The assist I'm referring to is pushing or supporting the wood with even pressure against the fence so that the veneer comes out an even thickness. With this device that's accomplished by having four wheels lightly but evenly sprung against the wood. It works great. This was based on a proven design of a resaw guide developed by Clayton Sansbury over at Silver Paddleboards (https://sliverpaddleboards.com). I made mine with more arms. Perhaps one day I'll make the replacement fence with wheels. One challenge is that the wheel bores are metric so drilling and threading required, in many cases, metric tooling and parts. No big deal really.

Bill Dufour
06-28-2017, 11:24 AM
I think the assist I am thinking of is for metal cutting bandsaws where the cut might take tens of minutes.
Bill

glenn bradley
06-28-2017, 11:49 AM
Nice that it has multiple points of contact / pressure.

Robert Willing
06-28-2017, 12:20 PM
Before going thru all that work I would consider getting a wood slicer from Highland woodworking.

Bill Adamsen
06-28-2017, 12:55 PM
... consider getting a wood slicer from Highland woodworking.
This would work fantastically well with a Woodslicer. But it works equally well with my Lennox Woodmaster CT and really any blade.

Ted Reischl
06-28-2017, 3:13 PM
That is not so much a "feed assist" as a wheeled feather board, if I am seeing what I think I am seeing.

Bill Adamsen
06-28-2017, 8:12 PM
That is not so much a "feed assist" as a wheeled feather board, if I am seeing what I think I am seeing.

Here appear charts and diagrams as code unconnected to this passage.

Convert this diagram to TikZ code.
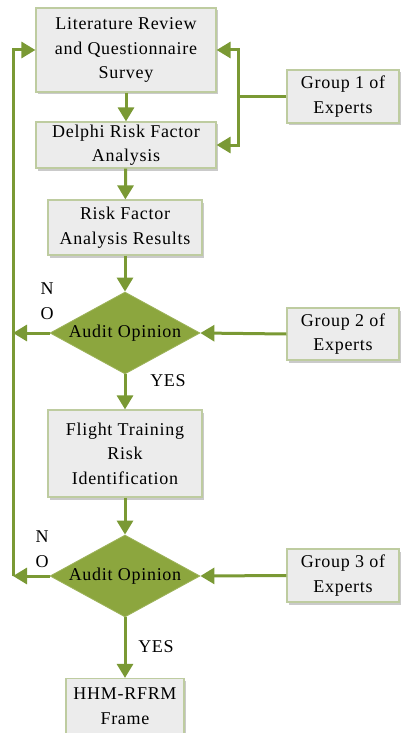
\documentclass[tikz,border=0pt]{standalone}
\usepackage{fontspec}
\setmainfont[LetterSpace=4]{Liberation Serif}
\usetikzlibrary{arrows.meta,shapes.geometric,shadows}
\definecolor{lineg}{RGB}{122,153,52}
\definecolor{diamg}{RGB}{140,166,62}
\definecolor{boxedge}{RGB}{190,204,160}
\definecolor{boxfill}{RGB}{236,236,236}
\begin{document}
\begin{tikzpicture}[x=1pt,y=-1pt,
  txt/.style={font=\fontsize{18}{24.5}\selectfont},
  box/.style={txt, draw=boxedge, line width=1.2pt, fill=boxfill, align=center,
    inner sep=0pt,
    drop shadow={shadow xshift=2pt, shadow yshift=-2.5pt, fill=black!35, opacity=0.6}},
  decision/.style={txt, diamond, aspect=1.83, fill=diamg, draw=diamg!85!white,
    line width=0.8pt, inner sep=0pt, minimum width=150pt, minimum height=82pt},
  flow/.style={draw=lineg, line width=3pt},
  arr/.style={flow, -{Triangle[length=14pt,width=16pt]}}]
\useasboundingbox (0,0) rectangle (400,733);

% main column of steps
\node[box, minimum width=180pt, minimum height=84pt] (rev) at (126,50)
  {Literature Review\\and Questionnaire\\Survey};
\node[box, minimum width=180pt, minimum height=46pt] (del) at (126,145)
  {Delphi Risk Factor\\Analysis};
\node[box, minimum width=154pt, minimum height=55pt] (res) at (125,227.5)
  {Risk Factor\\Analysis Results};
\node[decision] (d1) at (125,333) {Audit Opinion};
\node[box, minimum width=154pt, minimum height=87pt] (fly) at (125,453.5)
  {Flight Training\\Risk\\Identification};
\node[decision] (d2) at (125,576) {Audit Opinion};
\node[box, minimum width=118pt, minimum height=55pt] (hhm) at (125,706)
  {HHM-RFRM\\Frame};

% expert groups
\node[box, minimum width=112pt, minimum height=53pt] (g1) at (343,96.5)
  {Group 1 of\\Experts};
\node[box, minimum width=112pt, minimum height=52pt] (g2) at (343,334)
  {Group 2 of\\Experts};
\node[box, minimum width=112pt, minimum height=53pt] (g3) at (343,575.5)
  {Group 3 of\\Experts};

% downward flow
\draw[arr] (rev) -- (del);
\draw[arr] (del) -- (res);
\draw[arr] (res) -- (d1.north);
\draw[arr] (d1.south) -- (fly);
\draw[arr] (fly) -- (d2.north);
\draw[arr] (d2.south) -- (hhm);

% expert inputs
\coordinate (r1) at (238,96.5);
\draw[flow] (g1.west) -- (r1);
\draw[arr] (r1) |- (rev.east);
\draw[arr] (r1) |- (del.east);
\draw[arr] (g2.west) -- (d1.east);
\draw[arr] (g3.west) -- (d2.east);

% feedback loop on the left
\coordinate (l1) at (13,333);
\coordinate (l2) at (13,576);
\draw[arr] (d1.west) -- (l1);
\draw[arr] (d2.west) -- (l2);
\draw[arr] (l2) |- (rev.west);

% branch labels
\node[txt] (n1) at (47,289) {N};
\node[txt] (o1) at (47,314) {O};
\node[txt] (y1) at (168,381) {YES};
\node[txt] (n2) at (42,537) {N};
\node[txt] (o2) at (42,562) {O};
\node[txt] (y2) at (156,647) {YES};
\end{tikzpicture}
\end{document}
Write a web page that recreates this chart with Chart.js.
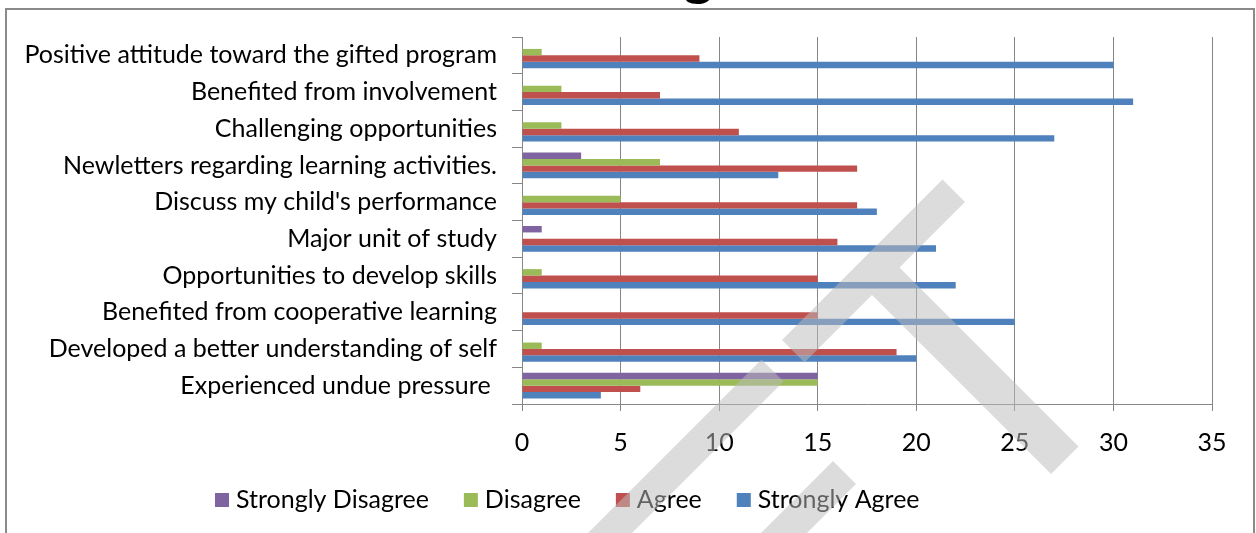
<!DOCTYPE html>
<html><head><meta charset="utf-8">
<script src="https://cdn.jsdelivr.net/npm/chart.js@4/dist/chart.umd.min.js"></script>
<style>html,body{margin:0;padding:0;background:#fff;overflow:hidden}#wrap{position:relative;width:1256px;height:533px}</style>
</head><body><div id="wrap"><canvas id="c" width="1256" height="533"></canvas></div>
<script>
const categories = [
  "Positive attitude toward the gifted program",
  "Benefited from involvement",
  "Challenging opportunities",
  "Newletters regarding learning activities.",
  "Discuss my child's performance",
  "Major unit of study",
  "Opportunities to develop skills",
  "Benefited from cooperative learning",
  "Developed a better understanding of self",
  "Experienced undue pressure "
];
const seriesNames = ["Strongly Disagree", "Disagree", "Agree", "Strongly Agree"];
const stronglyDisagree = [0, 0, 0, 3, 0, 1, 0, 0, 0, 15];
const disagree         = [1, 2, 2, 7, 5, 0, 1, 0, 1, 15];
const agree            = [9, 7, 11, 17, 17, 16, 15, 15, 19, 6];
const stronglyAgree    = [30, 31, 27, 13, 18, 21, 22, 25, 20, 4];
const xTickValues = [0, 5, 10, 15, 20, 25, 30, 35];

const colors = ["#8064A2", "#9BBB59", "#C0504D", "#4F81BD"];
const FONT = "Lato";
const FS = 25;

const seriesValues = [stronglyDisagree, disagree, agree, stronglyAgree];
const datasets = seriesNames.map((name, i) => ({
  label: name,
  data: seriesValues[i],
  backgroundColor: colors[i],
  borderWidth: 0,
  barPercentage: 1.0,
  categoryPercentage: 0.70
}));

function uvPoly(ctx, u0, u1, v0, v1) {
  const pts = [[u0, v0], [u0, v1], [u1, v1], [u1, v0]];
  pts.forEach(([u, v], k) => {
    const x = (u + v) / 2, y = (u - v) / 2;
    if (k === 0) ctx.moveTo(x, y); else ctx.lineTo(x, y);
  });
  ctx.closePath();
}

const decor = {
  id: "decor",
  beforeDraw(chart) {
    const ctx = chart.ctx;
    ctx.save();
    ctx.fillStyle = "#fff";
    ctx.fillRect(0, 0, chart.width, chart.height);
    ctx.restore();
  },
  afterDraw(chart) {
    const ctx = chart.ctx;
    ctx.save();
    // legend
    let x = 215;
    const yc = 500;
    ctx.font = FS + "px " + FONT;
    ctx.textBaseline = "middle";
    ctx.textAlign = "left";
    chart.data.datasets.forEach(ds => {
      ctx.fillStyle = ds.backgroundColor;
      ctx.fillRect(x, yc - 7, 14, 14);
      x += 14 + 7;
      ctx.fillStyle = "#000";
      ctx.fillText(ds.label, x, yc);
      x += ctx.measureText(ds.label).width + 35;
    });
    // watermark
    ctx.fillStyle = "rgba(188,188,188,0.52)";
    ctx.beginPath();
    uvPoly(ctx, 1122, 1167, 442, 763);
    uvPoly(ctx, 1167, 1525, 577, 632);
    uvPoly(ctx, 1121, 1165, -300, 402);
    uvPoly(ctx, 1294, 1340, -300, 372);
    ctx.fill("nonzero");
    // frame
    ctx.fillStyle = "#8a8a8a";
    ctx.fillRect(5, 8, 1250, 2);
    ctx.fillRect(5, 8, 2, 530);
    ctx.fillRect(1253, 8, 2, 530);
    // cut-off title glyph
    ctx.fillStyle = "#000";
    ctx.font = "bold 60px 'Liberation Sans'";
    ctx.textAlign = "center";
    ctx.textBaseline = "alphabetic";
    ctx.fillText("g", 698, -8);
    ctx.restore();
  }
};

new Chart(document.getElementById("c"), {
  type: "bar",
  data: { labels: categories, datasets },
  options: {
    indexAxis: "y",
    responsive: false,
    devicePixelRatio: 1,
    animation: false,
    layout: { padding: { left: 0, right: 44, top: 37, bottom: 69 } },
    plugins: { legend: { display: false }, tooltip: { enabled: false } },
    scales: {
      x: {
        min: 0, max: 35,
        afterBuildTicks(s) { s.ticks = xTickValues.map(v => ({ value: v })); },
        ticks: { color: "#000", font: { family: FONT, size: FS }, padding: 17 },
        grid: { color: "#868686", tickLength: 7, lineWidth: 1 },
        border: { color: "#868686" },
        afterFit(s) { s.height = 60; }
      },
      y: {
        ticks: { color: "#000", font: { family: FONT, size: FS }, padding: 15 },
        grid: { drawOnChartArea: false, tickLength: 10, color: "#868686", offset: true },
        border: { color: "#868686" },
        afterFit(s) { s.width = 522; }
      }
    }
  },
  plugins: [decor]
});
</script>
</body></html>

Sure ... wheeled feather board. It leaves me free to push the board through so I think of it as an extra assisting set of hands.

Jay Larson
06-29-2017, 4:15 PM
This was based on a proven design of a resaw guide developed by Clayton Sansbury over at Silver Paddleboards (https://sliverpaddleboards.com). I made mine with more arms. Perhaps one day I'll make the replacement fence with wheels. One challenge is that the wheel bores are metric so drilling and threading required, in many cases, metric tooling and parts. No big deal really.

Gee thanks, I went the site and lost an hour, but gained a project... (wooden paddle board)

Bill Adamsen
07-03-2017, 12:20 PM
Gee thanks, I went the site and lost an hour, but gained a project

As my teenage daughter says, "I have absolutely zero willpower to resist such attractive diversions."